In Circuits, students can actually connect simulated wires, which is great practice for the real deal. Circuits also opens doors to other devices, like the Arduino. This video is a getting-started intro for the micro:bit.
In MakeCode, we'll first make things easier by adding a library of specific MakeCode blocks for servo motors. To do that:
|First, scroll all the way down in the blocks toolbox to "Advanced" and then "Extensions."|
|Next, click on the servo extension.|
|Finally, you'll see that a new category of blocks for servos has been added. Be sure to only use the "Continuous" servo blocks.|
For the coding piece, we used simple button presses to control the servo during testing. The "show icon" blocks help visually confirm what piece of code is running:
The micro:bit has more interesting inputs than button presses though. Here, when the light-sensitive LEDs get covered, the servo activates.
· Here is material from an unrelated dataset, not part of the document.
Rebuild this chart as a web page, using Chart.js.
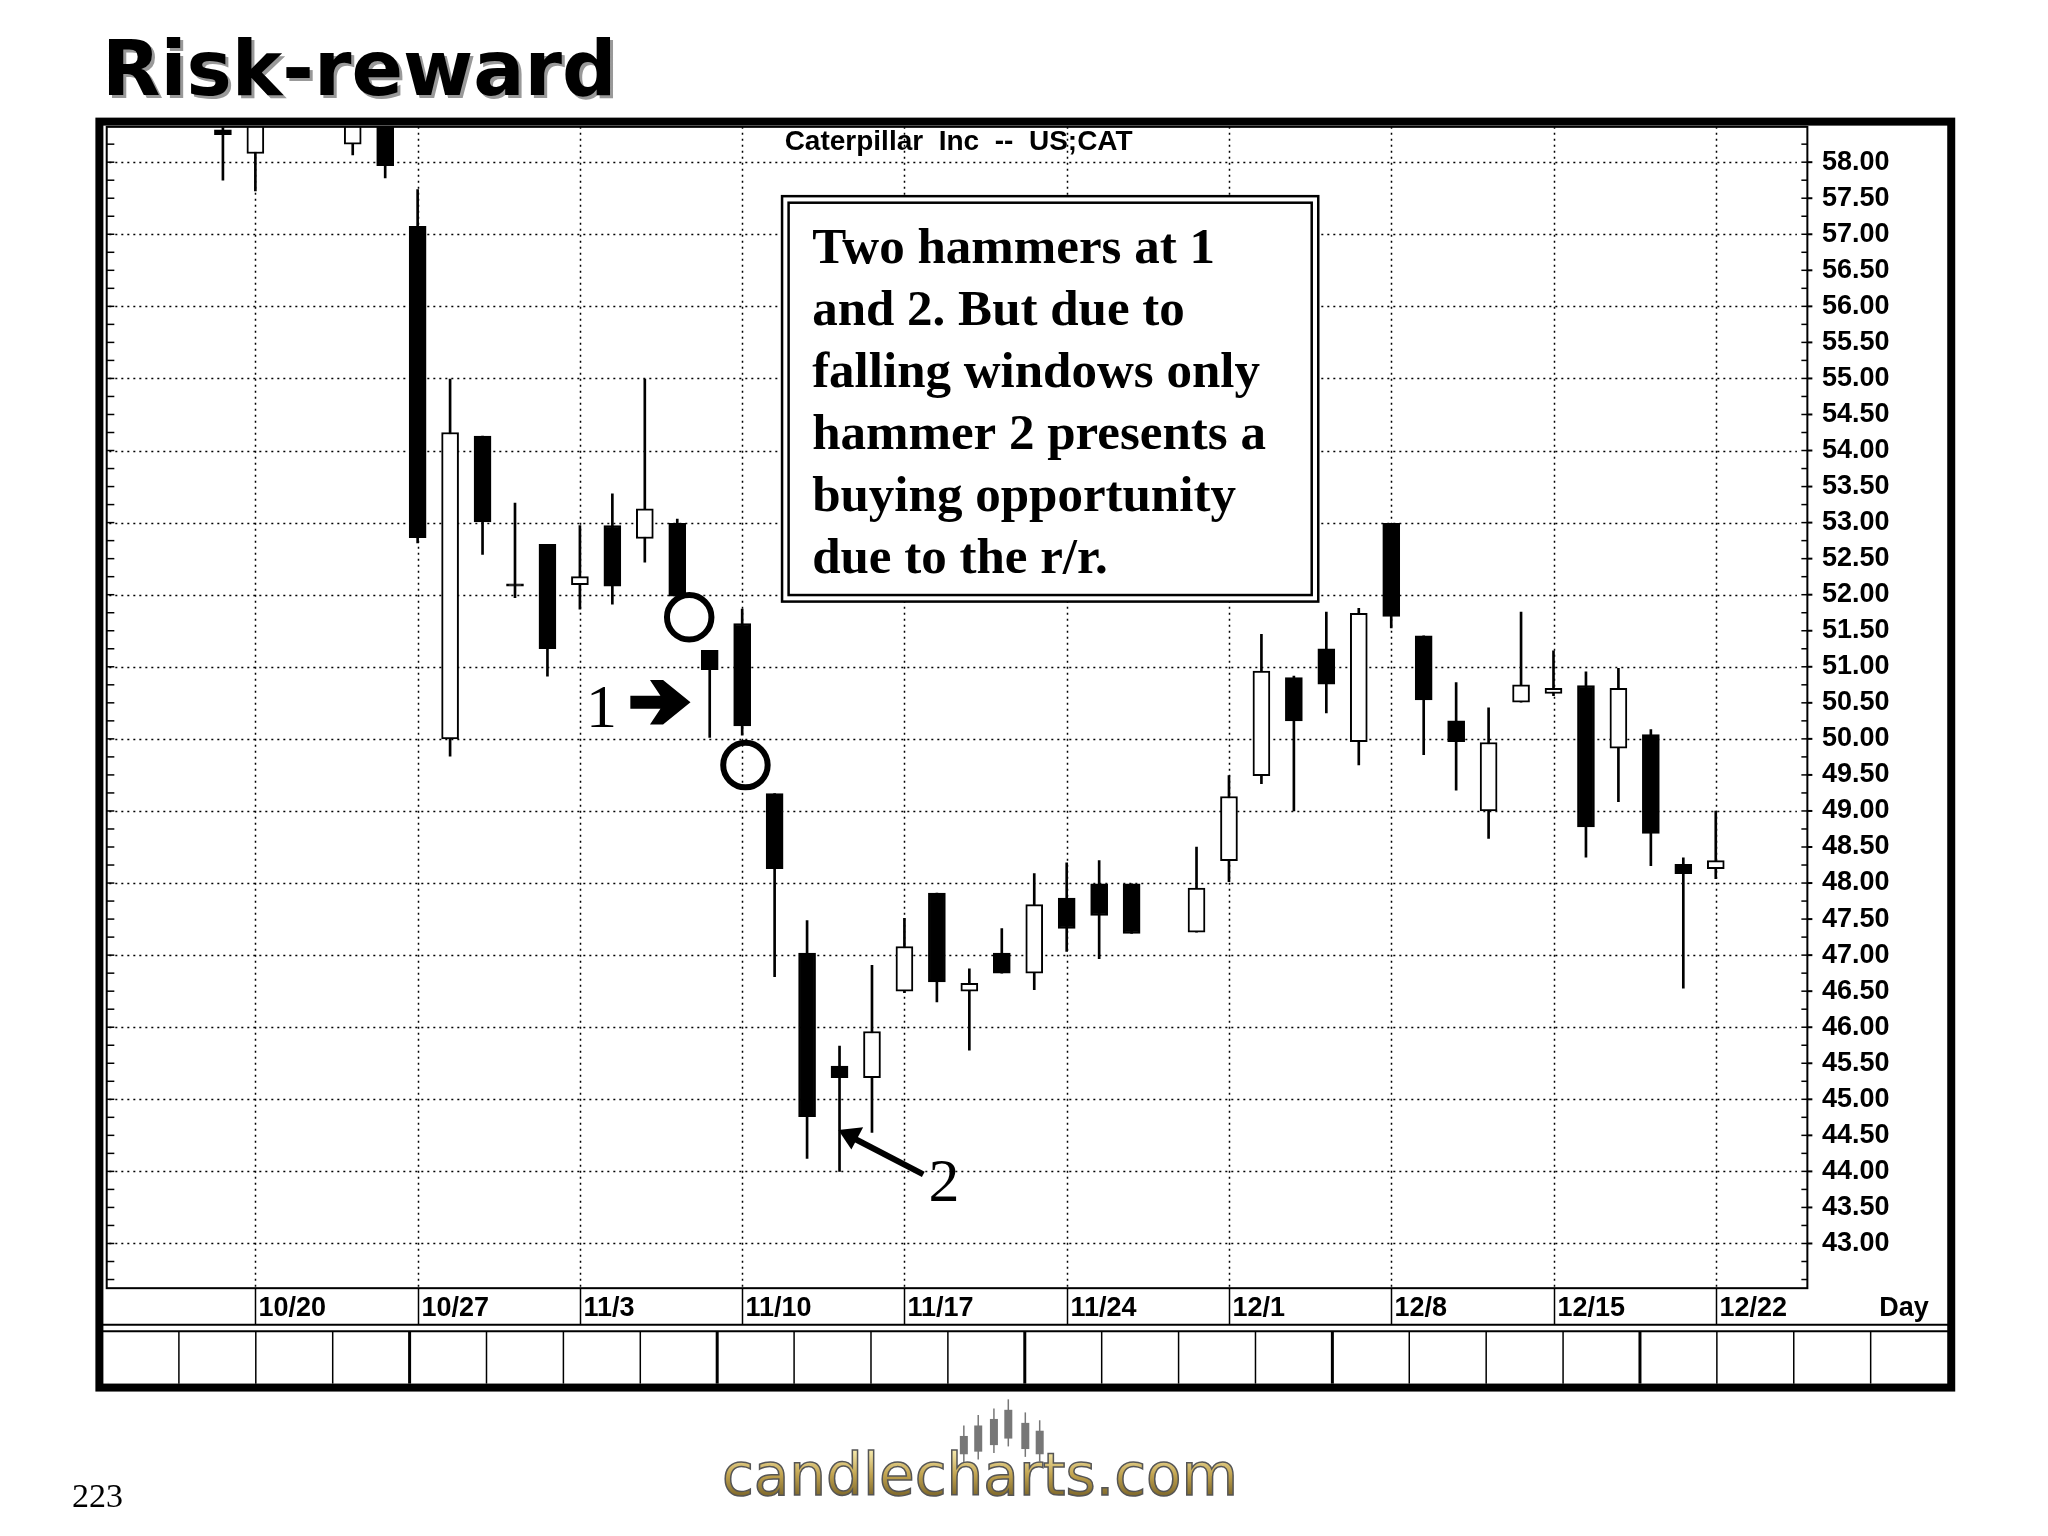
<!DOCTYPE html>
<html>
<head>
<meta charset="utf-8">
<script src="https://cdn.jsdelivr.net/npm/chart.js@4.4.1/dist/chart.umd.min.js"></script>
<style>
  html, body { margin: 0; padding: 0; background: #fff; }
  #wrap { position: relative; width: 2048px; height: 1536px; }
  canvas { position: absolute; left: 0; top: 0; }
</style>
</head>
<body>
<div id="wrap"><canvas id="cat" width="2048" height="1536"></canvas></div>
<script>
// trading-day slots (holidays keep an empty slot)
const days = ['10/14','10/15','10/16','10/17',
  '10/20','10/21','10/22','10/23','10/24',
  '10/27','10/28','10/29','10/30','10/31',
  '11/3','11/4','11/5','11/6','11/7',
  '11/10','11/11','11/12','11/13','11/14',
  '11/17','11/18','11/19','11/20','11/21',
  '11/24','11/25','11/26','11/27','11/28',
  '12/1','12/2','12/3','12/4','12/5',
  '12/8','12/9','12/10','12/11','12/12',
  '12/15','12/16','12/17','12/18','12/19',
  '12/22','12/23','12/24'];
const weekLabels = ['10/20','10/27','11/3','11/10','11/17','11/24','12/1','12/8','12/15','12/22'];

const opens = [null,null,null,58.45, 58.12,null,null,58.25,58.7,
  57.11,50.0,54.2,52.15,52.7, 52.14,52.96,52.78,52.99,51.23,
  51.6,49.24,47.03,45.46,45.3, 46.5,47.86,46.5,47.03,46.75,
  47.79,47.99,47.99,null,47.32, 48.31,49.49,50.85,51.25,49.96,
  52.99,51.43,50.25,49.0,50.51, 50.63,50.74,49.87,50.06,48.26,
  48.2,null,null];
const closes = [null,null,null,58.38, 58.8,null,null,58.7,57.95,
  52.79,54.25,53.01,52.12,51.25, 52.25,52.12,53.19,51.98,50.96,
  50.18,48.2,44.76,45.3,45.94, 47.12,46.63,46.61,46.75,47.7,
  47.37,47.55,47.3,null,47.93, 49.2,50.94,50.25,50.76,51.74,
  51.7,50.54,49.96,49.95,50.75, 50.7,48.78,50.7,48.69,48.13,
  48.31,null,null];
const highs = [null,null,null,58.6, 59.0,null,null,59.0,59.0,
  57.62,54.99,54.2,53.27,52.7, 52.96,53.4,54.99,53.05,51.23,
  51.8,49.24,47.48,45.74,46.86, 47.51,47.86,46.81,47.37,48.13,
  48.28,48.31,47.99,null,48.5, 49.49,51.45,50.87,51.76,51.81,
  52.99,51.43,50.78,50.43,51.76, 51.22,50.93,50.98,50.13,48.35,
  49.0,null,null];
const lows = [null,null,null,57.75, 57.6,null,null,58.1,57.78,
  52.72,49.76,52.56,51.96,50.87, 51.8,51.87,52.45,51.98,50.02,
  50.05,46.7,44.18,44.0,44.54, 46.48,46.35,45.68,46.75,46.52,
  47.05,46.95,47.3,null,47.32, 48.02,49.38,49.0,50.36,49.64,
  51.54,49.78,49.29,48.62,50.51, 50.6,48.36,49.13,48.24,46.54,
  48.06,null,null];

const yTicks = [];
for (let v = 43; v <= 58; v += 0.5) yTicks.push(v);

const noteLines = ['Two hammers at 1', 'and 2. But due to', 'falling windows only',
  'hammer 2 presents a', 'buying opportunity', 'due to the r/r.'];

const S = 2048 / 1566;  // sketch units -> canvas pixels

// plot rectangle in sketch units
const PL = 83.6, PT = 97, PR = 1374, PB = 985, AXR = 1489, ROWB = 1013;

const isUp = i => closes[i] !== null && closes[i] >= opens[i];

const decor = {
  id: 'decor',
  beforeDatasetsDraw(chart) {
    const { ctx, chartArea: a, scales: { x, y } } = chart;
    ctx.save();
    ctx.strokeStyle = '#000';
    ctx.lineWidth = 1.5;
    ctx.setLineDash([2, 4]);
    for (let v = 43; v <= 58; v++) {
      const py = Math.round(y.getPixelForValue(v)) + 0.5;
      ctx.beginPath(); ctx.moveTo(a.left, py); ctx.lineTo(a.right, py); ctx.stroke();
    }
    days.forEach((d, i) => {
      if (!weekLabels.includes(d)) return;
      const px = Math.round(x.getPixelForValue(i)) + 0.5;
      ctx.beginPath(); ctx.moveTo(px, a.top); ctx.lineTo(px, a.bottom); ctx.stroke();
    });
    ctx.restore();
  },
  afterDraw(chart) {
    const { ctx, chartArea: a, scales: { x, y } } = chart;
    ctx.save();
    ctx.strokeStyle = '#000';
    ctx.fillStyle = '#000';
    // plot border
    ctx.lineWidth = 2;
    ctx.strokeRect(a.left - 2 * S, a.top, a.right - a.left + 10 * S, a.bottom - a.top);
    const axX = a.right + 8 * S;
    ctx.lineWidth = 1.5;
    for (let v = 42.5; v <= 58.5; v += 0.25) {
      const py = y.getPixelForValue(v);
      if (py < a.top || py > a.bottom) continue;
      ctx.beginPath(); ctx.moveTo(a.left - 2 * S, py); ctx.lineTo(a.left + 5, py); ctx.stroke();
      ctx.beginPath(); ctx.moveTo(axX, py); ctx.lineTo(axX - 6, py); ctx.stroke();
    }
    ctx.lineWidth = 2;
    yTicks.forEach(v => {
      const py = y.getPixelForValue(v);
      ctx.beginPath(); ctx.moveTo(axX, py); ctx.lineTo(axX + 5, py); ctx.stroke();
    });
    // x labels
    const rowBottom = ROWB * S;
    ctx.lineWidth = 1.5;
    ctx.font = 'bold 27px "Liberation Sans", Arial';
    ctx.textBaseline = 'middle';
    ctx.textAlign = 'left';
    days.forEach((d, i) => {
      if (!weekLabels.includes(d)) return;
      const px = Math.round(x.getPixelForValue(i)) + 0.5;
      ctx.beginPath(); ctx.moveTo(px, a.bottom); ctx.lineTo(px, rowBottom); ctx.stroke();
      ctx.fillText(d, px + 3, (a.bottom + rowBottom) / 2 + 2);
    });
    ctx.fillText('Day', 1437 * S, (a.bottom + rowBottom) / 2 + 2);
    // lower empty panel
    ctx.lineWidth = 2;
    ctx.beginPath(); ctx.moveTo(78 * S, rowBottom); ctx.lineTo(1490 * S, rowBottom); ctx.stroke();
    ctx.beginPath(); ctx.moveTo(78 * S, 1018 * S); ctx.lineTo(1490 * S, 1018 * S); ctx.stroke();
    for (let k = 1; k < 24; k++) {
      const px = (78 + k * 58.8) * S;
      ctx.lineWidth = (k % 4 === 0) ? 3 : 1.5;
      ctx.beginPath(); ctx.moveTo(px, 1018 * S); ctx.lineTo(px, 1058 * S); ctx.stroke();
    }
    // outer frame
    ctx.lineWidth = 8;
    ctx.strokeRect(76 * S, 93 * S, (1492 - 76) * S, (1061 - 93) * S);

    // chart title
    ctx.font = 'bold 28px "Liberation Sans", Arial';
    ctx.textAlign = 'center';
    ctx.fillText('Caterpillar  Inc  --  US;CAT', 733 * S, 109 * S);

    // note box
    ctx.fillStyle = '#fff';
    ctx.fillRect(598 * S, 150 * S, 410 * S, 310 * S);
    ctx.fillStyle = '#000';
    ctx.lineWidth = 2.5;
    ctx.strokeRect(598 * S, 150 * S, 410 * S, 310 * S);
    ctx.strokeRect(603 * S, 155 * S, 400 * S, 300 * S);
    ctx.font = 'bold 51px "Liberation Serif", "Times New Roman", serif';
    ctx.textAlign = 'left';
    ctx.textBaseline = 'alphabetic';
    noteLines.forEach((t, k) => ctx.fillText(t, 621 * S, (201 + k * 47.5) * S));

    // window circles
    ctx.lineWidth = 6;
    [[527, 472], [570, 585]].forEach(([cx, cy]) => {
      ctx.beginPath(); ctx.arc(cx * S, cy * S, 17 * S, 0, Math.PI * 2); ctx.stroke();
    });

    // marker 1 and arrow
    ctx.font = '62px "Liberation Serif", "Times New Roman", serif';
    ctx.fillText('1', 448 * S, 556 * S);
    ctx.beginPath();
    ctx.moveTo(482 * S, 532 * S); ctx.lineTo(505 * S, 532 * S); ctx.lineTo(497 * S, 520 * S);
    ctx.lineTo(507 * S, 520 * S); ctx.lineTo(528 * S, 537 * S); ctx.lineTo(507 * S, 554 * S);
    ctx.lineTo(497 * S, 554 * S); ctx.lineTo(505 * S, 542 * S); ctx.lineTo(482 * S, 542 * S);
    ctx.closePath(); ctx.fill();

    // marker 2 and arrow
    ctx.fillText('2', 710 * S, 918 * S);
    ctx.lineWidth = 6;
    ctx.beginPath(); ctx.moveTo(706 * S, 898 * S); ctx.lineTo(652 * S, 870 * S); ctx.stroke();
    ctx.beginPath();
    ctx.moveTo(641 * S, 864 * S); ctx.lineTo(660 * S, 862 * S); ctx.lineTo(651 * S, 879 * S);
    ctx.closePath(); ctx.fill();
    ctx.restore();
  }
};

const padL = PL * S, padT = PT * S;
const yW = (AXR - PR) * S, xH = (ROWB - PB) * S;
const padR = 2048 - AXR * S, padB = 1536 - ROWB * S;

new Chart(document.getElementById('cat'), {
  type: 'bar',
  data: {
    labels: days,
    datasets: [
      {
        label: 'Body',
        data: days.map((d, i) => opens[i] === null ? null : [opens[i], closes[i]]),
        backgroundColor: days.map((d, i) => isUp(i) ? '#fff' : '#000'),
        borderColor: '#000',
        borderWidth: 2,
        borderSkipped: false,
        barThickness: 17,
        grouped: false,
        order: 0
      },
      {
        label: 'Range',
        data: days.map((d, i) => lows[i] === null ? null : [lows[i], highs[i]]),
        backgroundColor: '#000',
        borderWidth: 0,
        barThickness: 2,
        grouped: false,
        order: 1
      }
    ]
  },
  options: {
    responsive: false,
    animation: false,
    devicePixelRatio: 1,
    layout: { padding: { left: padL, top: padT, right: padR, bottom: padB } },
    plugins: { legend: { display: false }, tooltip: { enabled: false } },
    scales: {
      x: {
        type: 'category',
        offset: true,
        grid: { display: false },
        border: { display: false },
        ticks: { display: false },
        afterFit: s => { s.height = xH; }
      },
      y: {
        position: 'right',
        min: 42.38,
        max: 58.49,
        grid: { display: false },
        border: { display: false },
        afterBuildTicks: s => { s.ticks = yTicks.map(v => ({ value: v })); },
        afterFit: s => { s.width = yW; },
        ticks: {
          padding: 13 * S,
          color: '#000',
          font: { family: '"Liberation Sans", Arial', size: 27, weight: 'bold' },
          callback: v => Number(v).toFixed(2)
        }
      }
    }
  },
  plugins: [decor]
});

// page text outside the chart frame
(function () {
  const c = document.getElementById('cat');
  const ctx = c.getContext('2d');
  const draw = () => {
    ctx.save();
    ctx.font = 'bold 76px "DejaVu Sans", Verdana, sans-serif';
    ctx.textBaseline = 'alphabetic';
    ctx.fillStyle = '#999';
    ctx.fillText('Risk-reward', 78 * S + 3, 73 * S + 3);
    ctx.fillStyle = '#000';
    ctx.fillText('Risk-reward', 78 * S, 73 * S);
    ctx.font = '34px "Liberation Serif", serif';
    ctx.fillText('223', 55 * S, 1152 * S);
    // logo
    const g = ctx.createLinearGradient(0, 1110 * S, 0, 1145 * S);
    g.addColorStop(0, '#f3e6a8'); g.addColorStop(0.5, '#c2a450'); g.addColorStop(1, '#7a6428');
    ctx.font = '58px "DejaVu Sans", sans-serif';
    ctx.fillStyle = g;
    ctx.strokeStyle = '#555';
    ctx.lineWidth = 1.5;
    ctx.fillText('candlecharts.com', 552 * S, 1143 * S);
    ctx.strokeText('candlecharts.com', 552 * S, 1143 * S);
    ctx.fillStyle = '#777';
    ctx.strokeStyle = '#777';
    [[737, 1098, 1112], [748, 1090, 1110], [760, 1085, 1105], [771, 1078, 1100], [784, 1088, 1108], [795, 1094, 1112]]
      .forEach(([px, t, b]) => {
        ctx.beginPath(); ctx.moveTo(px * S, (t - 8) * S); ctx.lineTo(px * S, (b + 6) * S); ctx.stroke();
        ctx.fillRect(px * S - 4, t * S, 8, (b - t) * S);
      });
    ctx.restore();
  };
  requestAnimationFrame(draw);
})();
</script>
</body>
</html>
The micro:bit's accelerometer is another great input choice. Here, when the micro:bit is rolled more than 35 degrees to either the left or right, it initiates servo motion.
Here's an example of a Codeblocks project for a piece to adorn the rod.
Take it further
My students have a learner's journal in the form of a website, so they were asked to write a reflection explaining the significance of their project and sharing some of the highlights of what they learned. They also included a short video of their project in motion.
Students can also be challenged to make projects that interrelate, like plants and animals from an ecosystem or characters from history or literature. Or, how about pushing the boundaries of what motion the code causes? Another idea: what other kinds of motion can you create with hinges or different cam styles--moving arms or legs? Blinking eyes? Finally, I did a similar project a few years ago in which 7th graders animated characters and scenes from books their 1st grade friends were reading in library time. Adding the element of an authentic audience really raised the stakes in a fun way.